JOINT VENTURE. Japanese steel companies in US to stay
The Japanese are taking another significant step into the United States steel business. Yesterday the Nippon Steel Corporation and Inland Steel Industries announced that they would jointly build a facility in New Carlisle, Ind., near South Bend. The joint venture, called I/N Tek, would be one of only two rolling mills in the world using the most advanced technology, the two companies said.
Analysts suggest that Japanese steel companies are in the United States to stay. The Nippon-Inland deal is the latest of several joint ventures in steel the Japanese have established in the US.

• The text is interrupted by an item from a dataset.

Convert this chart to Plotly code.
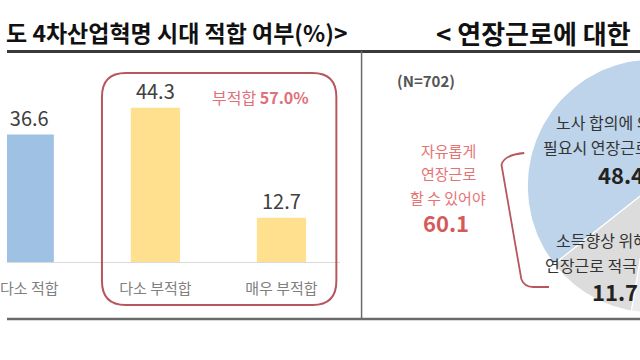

``This [new mill] represents a major step for them in the US marketplace,'' says John Jacobson, director of the US and world steel service for Chase Econometrics. ``It's very likely that we'll see further investments by Japanese companies directly.''
For one thing, Japanese mills in the US would avoid any trade sanctions that Congress might pass. For another, the new mills are close to some of the biggest steel-using industries in the world. One of the major reasons for building the mill near South Bend is its proximity to markets, says Inland's chairman, Frank Luerssen.
When completed in 1990, the $400 million-plus mill will reduce production time of cold-rolled steel from an average of 12 days to less than an hour, Mr. Luerssen says. That will allow the mill to accommodate companies rapidly, using just-in-time delivery techniques. The steel will be marketed primarily to nearby automotive and appliance companies in Michigan and Indiana.
``There is a real shot in the arm,'' adds Indiana Lt. Gov. John Mutz. Indiana officials were particularly pleased because the new 200-employee mill mean additional construction and service jobs in northwest Indiana and will help maintain employment at Inland's East Chicago big steel plant. Inland Steel retains a 60 percent stake in I/N Tek; Nippon will hold the other 40 percent.
``The very future of the domestic steel industry depends on investments like this,'' adds Mr. Mutz. To attract the mill, the state put together an $18 million package of incentives, $12 million coming from federal and local sources.
The Indiana legislature will have to approve the additional $6 million in state money by the end of next month. But Mutz predicted easy passage for the proposal.